Flight Across the Heather
Prince Charles had to flee the battlefield. A huge reward of 30,000 for his capture was offered but over the next five months Charles was kept out of the hands of the Hanoverians by many brave people. By the end of April he had sailed to the Outer Hebrides, remaining there for two months. On occasions, his skill with the gun allowed him to keep himself and his companions in food. Towards the end of June, government forces were closing on him in Uist and Flora MacDonald was recruited to spirit him over the sea to Skye, disguised as her maid. The song "Over the Sea to Skye" commemorates that journey. They reached Portree a few days later and the Prince bade farewell to Flora on 1 July. Eventually, on 20 September, he embarked from Arisaig for France in a French ship which had been sent to collect him.

Charles' Later Years
When Bonnie Prince Charlie left Scotland he fully intended to raise more money and return with French soldiers to mount another campaign. He never did. He visited London in disguise in 1750 and met up again with Clementina Wilkinshaw. She later accompanied him to Paris. They parted in 1760.

His campaign in 1745 was against the wishes of his father, the Old Pretender and they never met again in the remaining twenty years of the life of James Francis Stuart.

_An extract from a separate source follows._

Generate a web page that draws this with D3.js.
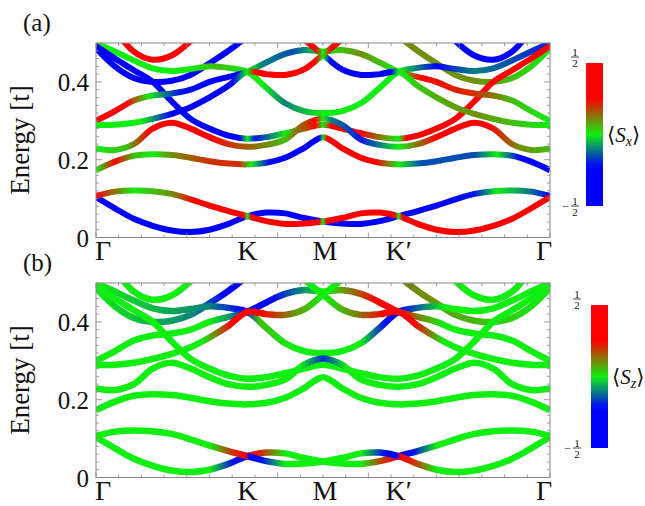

In 1772, at the age of 52, Charles married Princess Louise of Stolberg who was aged 20. In 1780, she fled from his excessive drinking and the beatings which he inflicted on her. She was later welcomed at the court of King George III in London. In his last few years, Charles was looked after by Charlotte Wilkinshaw, his daughter by Clementina. He died in Rome in her arms on 31 January 1788 and was buried at a church in Frascatti.